▶ REQUEST
Everything from the first line of the data below through the line that contains "2, 3, 2, 0.3);" should be written out exactly, please, and nothing more; the pictures stay out.

-------- DATA SHOWN

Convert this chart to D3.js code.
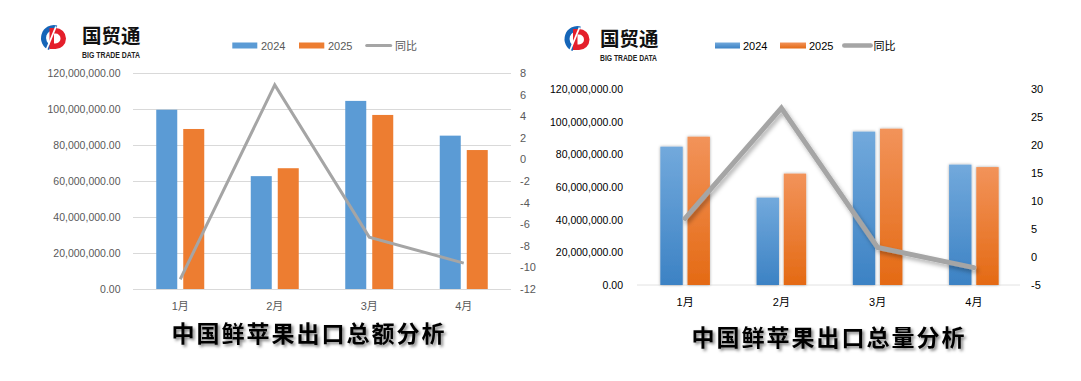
<!DOCTYPE html>
<html><head><meta charset="utf-8">
<script src="https://cdn.jsdelivr.net/npm/d3@7/dist/d3.min.js"></script>
<style>
html,body{margin:0;padding:0;background:#fff;}
svg{display:block;}
text{font-family:"Liberation Sans","Noto Sans CJK SC",sans-serif;}
</style></head><body>
<svg id="c" width="1081" height="381"></svg>
<script>
// ---------- data ----------
const categories = ["1月", "2月", "3月", "4月"];
const seriesNames = ["2024", "2025"];
const lineName = "同比";
// 中国鲜苹果出口总额
const amount2024 = [99.6e6, 62.7e6, 104.5e6, 85.2e6];
const amount2025 = [88.9e6, 67.1e6, 96.7e6, 77.2e6];
const amountYoY = [-11.1, 6.9, -7.2, -9.6];
// 中国鲜苹果出口总量
const volume2024 = [84.7e6, 53.5e6, 93.9e6, 73.7e6];
const volume2025 = [90.8e6, 68.2e6, 95.7e6, 72.2e6];
const volumeYoY = [6.9, 26.6, 1.7, -1.9];
// tick labels
const leftTicks = [0, 20e6, 40e6, 60e6, 80e6, 100e6, 120e6];
const amountRightTicks = [-12, -10, -8, -6, -4, -2, 0, 2, 4, 6, 8];
const volumeRightTicks = [-5, 0, 5, 10, 15, 20, 25, 30];
const titleAmount = "中国鲜苹果出口总额分析";
const titleVolume = "中国鲜苹果出口总量分析";

// ---------- setup ----------
const svg = d3.select("#c");
const defs = svg.append("defs");

function shadow(id, dx, dy, sd, op) {
  const f = defs.append("filter").attr("id", id)
    .attr("x", "-30%").attr("y", "-30%").attr("width", "160%").attr("height", "160%");
  f.append("feDropShadow").attr("dx", dx).attr("dy", dy).attr("stdDeviation", sd)
    .attr("flood-color", "#000").attr("flood-opacity", op);
}
shadow("titleShadow", 2, 2, 1.5, 0.5);
shadow("barShadow", 0, 0, 1.6, 0.35);
shadow("lineShadow", 2, 3, 2, 0.3);

function grad(id, top, bottom) {
  const lg = defs.append("linearGradient").attr("id", id)
    .attr("x1", 0).attr("y1", 0).attr("x2", 0).attr("y2", 1);
  lg.append("stop").attr("offset", "0%").attr("stop-color", top);
  lg.append("stop").attr("offset", "100%").attr("stop-color", bottom);
}
grad("gBlue", "#72a9dc", "#3c82c4");
grad("gOrange", "#f2935a", "#e46a14");

// ---------- logo ----------
function drawLogo(cx, cy, tx, tb, sb, sw) {
  const g = svg.append("g");
  const lg = g.append("g").attr("transform", `translate(${cx},${cy})`);
  const arc = d3.arc().innerRadius(8).outerRadius(13);
  lg.append("path").attr("d", arc({startAngle: -2.75, endAngle: 0.25})).attr("fill", "#1565b8");
  lg.append("path").attr("d", "M-4.5,-10 L1.5,-10 A10.5 10.5 0 0 1 1.5,11 L-4.5,11 Z").attr("fill", "#e41f2b");
  lg.append("path").attr("d", "M0,-4.5 L1.5,-4.5 A5 5 0 0 1 1.5,5.5 L0,5.5 Z").attr("fill", "#fff");
  lg.append("line").attr("x1", -7.5).attr("y1", 11.5).attr("x2", 2).attr("y2", -11.5)
    .attr("stroke", "#fff").attr("stroke-width", 1.8);
  g.append("text").attr("x", tx).attr("y", tb).text("国贸通")
    .attr("font-family", "Noto Sans CJK SC").attr("font-weight", 700)
    .attr("font-size", 19.5).attr("fill", "#111");
  g.append("text").attr("x", tx).attr("y", sb).text("BIG TRADE DATA")
    .attr("font-weight", 700).attr("font-size", 9.5).attr("fill", "#222")
    .attr("textLength", sw).attr("lengthAdjust", "spacingAndGlyphs");
}

// ---------- chart ----------
function drawChart(cfg) {
  const g = svg.append("g");
  const x = d3.scaleBand().domain(categories).range([cfg.x0, cfg.x1]);
  const xs = d3.scaleBand().domain(seriesNames).range([-cfg.half, cfg.half]).paddingInner(cfg.pad);
  const y = d3.scaleLinear().domain([0, 120e6]).range([cfg.yB, cfg.yT]);
  const y2 = d3.scaleLinear().domain(cfg.rDomain).range([cfg.yB, cfg.yT]);
  const fmt = d3.format(",.2f");

  // left axis (with gridlines for flat style)
  const la = g.append("g").attr("transform", `translate(${cfg.x0},0)`)
    .call(d3.axisLeft(y).tickValues(leftTicks).tickFormat(fmt)
      .tickSize(cfg.grid ? -(cfg.x1 - cfg.x0) : 0).tickPadding(cfg.lPad));
  la.select(".domain").remove();
  la.selectAll(".tick line").attr("stroke", "#d9d9d9").attr("stroke-width", 1);
  la.selectAll(".tick text").attr("font-size", 10.5).attr("fill", cfg.textColor)
    .attr("font-family", "Liberation Sans");

  if (!cfg.grid) {
    g.append("line").attr("x1", cfg.x0).attr("x2", cfg.x1 - 2)
      .attr("y1", y(0)).attr("y2", y(0)).attr("stroke", "#e2e2e2");
  }

  // right axis
  const ra = g.append("g").attr("transform", `translate(${cfg.x1},0)`)
    .call(d3.axisRight(y2).tickValues(cfg.rTicks).tickFormat(d => String(d))
      .tickSize(0).tickPadding(cfg.rPad));
  ra.select(".domain").remove();
  ra.selectAll(".tick text").attr("font-size", 11).attr("fill", cfg.textColor)
    .attr("font-family", "Liberation Sans");

  // bottom axis labels
  const ba = g.append("g").attr("transform", `translate(0,${cfg.yB})`)
    .call(d3.axisBottom(x).tickSize(0).tickPadding(cfg.xPad));
  ba.select(".domain").remove();
  ba.selectAll(".tick text").attr("font-size", 11).attr("fill", cfg.textColor);

  // bars
  const rows = categories.map((c, i) => ({c, vals: [cfg.s1[i], cfg.s2[i]]}));
  const grp = g.append("g").selectAll("g").data(rows).join("g")
    .attr("transform", d => `translate(${x(d.c) + x.bandwidth() / 2},0)`);
  grp.selectAll("rect").data(d => d.vals.map((v, k) => ({k, v}))).join("rect")
    .attr("x", d => xs(seriesNames[d.k]))
    .attr("width", xs.bandwidth())
    .attr("y", d => y(d.v))
    .attr("height", d => y(0) - y(d.v))
    .attr("fill", d => cfg.fills[d.k])
    .attr("filter", cfg.fancy ? "url(#barShadow)" : null);

  // line
  const line = d3.line().x((d, i) => x(categories[i]) + x.bandwidth() / 2).y(d => y2(d));
  g.append("path").datum(cfg.yoy).attr("d", line)
    .attr("fill", "none").attr("stroke", "#a5a5a5").attr("stroke-width", cfg.lw)
    .attr("stroke-linejoin", "miter").attr("stroke-linecap", cfg.fancy ? "round" : "butt")
    .attr("filter", cfg.fancy ? "url(#lineShadow)" : null);

  // legend
  const lgG = g.append("g").attr("font-size", 11).attr("fill", cfg.textColor);
  cfg.legend.forEach((it, k) => {
    if (k < 2) {
      lgG.append("rect").attr("x", it.x).attr("y", cfg.legY - 3).attr("width", it.w).attr("height", 6)
        .attr("fill", cfg.fills[k]);
    } else {
      lgG.append("line").attr("x1", it.x + 1).attr("x2", it.x + it.w - 1)
        .attr("y1", cfg.legY).attr("y2", cfg.legY)
        .attr("stroke", "#a5a5a5").attr("stroke-width", cfg.fancy ? 4.5 : 3)
        .attr("stroke-linecap", "round");
    }
    lgG.append("text").attr("x", it.tx).attr("y", cfg.legY + 4)
      .text(k < 2 ? seriesNames[k] : lineName).attr("fill", cfg.textColor);
  });

  // title
  g.append("text").attr("x", cfg.titleX).attr("y", cfg.titleY).attr("text-anchor", "middle")
    .text(cfg.title).attr("font-family", "Noto Sans CJK SC").attr("font-weight", 700)
    .attr("font-size", 23).attr("letter-spacing", 2).attr("fill", "#000")
    .attr("filter", "url(#titleShadow)");
}

drawLogo(54, 38, 82, 42.5, 57.5, 58);
drawLogo(577.5, 39, 600, 46, 60.5, 57);

drawChart({
  x0: 133, x1: 511, yB: 289, yT: 73, half: 24, pad: 0.222,
  rDomain: [-12, 8], rTicks: amountRightTicks, grid: true, fancy: false,
  s1: amount2024, s2: amount2025, yoy: amountYoY,
  fills: ["#5b9bd5", "#ed7d31"], textColor: "#595959", lw: 3,
  lPad: 12.5, rPad: 9, xPad: 13,
  legY: 45.5,
  legend: [{x: 232.3, w: 25, tx: 261}, {x: 299, w: 25.3, tx: 328}, {x: 365.7, w: 26, tx: 395}],
  title: titleAmount, titleX: 309, titleY: 342
});

drawChart({
  x0: 637, x1: 1022, yB: 285, yT: 89, half: 24.8, pad: 0.176,
  rDomain: [-5, 30], rTicks: volumeRightTicks, grid: false, fancy: true,
  s1: volume2024, s2: volume2025, yoy: volumeYoY,
  fills: ["url(#gBlue)", "url(#gOrange)"], textColor: "#000", lw: 5,
  lPad: 14, rPad: 9, xPad: 13.5,
  legY: 45.5,
  legend: [{x: 715, w: 25, tx: 743}, {x: 780, w: 26, tx: 809}, {x: 843.3, w: 28.4, tx: 873.5}],
  title: titleVolume, titleX: 829, titleY: 346
});
</script>
</body></html>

----------------

▶ RESULT OF THE EXERCISE
Convert this chart to D3.js code.
<!DOCTYPE html>
<html><head><meta charset="utf-8">
<script src="https://cdn.jsdelivr.net/npm/d3@7/dist/d3.min.js"></script>
<style>
html,body{margin:0;padding:0;background:#fff;}
svg{display:block;}
text{font-family:"Liberation Sans","Noto Sans CJK SC",sans-serif;}
</style></head><body>
<svg id="c" width="1081" height="381"></svg>
<script>
// ---------- data ----------
const categories = ["1月", "2月", "3月", "4月"];
const seriesNames = ["2024", "2025"];
const lineName = "同比";
// 中国鲜苹果出口总额
const amount2024 = [99.6e6, 62.7e6, 104.5e6, 85.2e6];
const amount2025 = [88.9e6, 67.1e6, 96.7e6, 77.2e6];
const amountYoY = [-11.1, 6.9, -7.2, -9.6];
// 中国鲜苹果出口总量
const volume2024 = [84.7e6, 53.5e6, 93.9e6, 73.7e6];
const volume2025 = [90.8e6, 68.2e6, 95.7e6, 72.2e6];
const volumeYoY = [6.9, 26.6, 1.7, -1.9];
// tick labels
const leftTicks = [0, 20e6, 40e6, 60e6, 80e6, 100e6, 120e6];
const amountRightTicks = [-12, -10, -8, -6, -4, -2, 0, 2, 4, 6, 8];
const volumeRightTicks = [-5, 0, 5, 10, 15, 20, 25, 30];
const titleAmount = "中国鲜苹果出口总额分析";
const titleVolume = "中国鲜苹果出口总量分析";

// ---------- setup ----------
const svg = d3.select("#c");
const defs = svg.append("defs");

function shadow(id, dx, dy, sd, op) {
  const f = defs.append("filter").attr("id", id)
    .attr("x", "-30%").attr("y", "-30%").attr("width", "160%").attr("height", "160%");
  f.append("feDropShadow").attr("dx", dx).attr("dy", dy).attr("stdDeviation", sd)
    .attr("flood-color", "#000").attr("flood-opacity", op);
}
shadow("titleShadow", 2, 2, 1.5, 0.5);
shadow("barShadow", 0, 0, 1.6, 0.35);
shadow("lineShadow", 2, 3, 2, 0.3);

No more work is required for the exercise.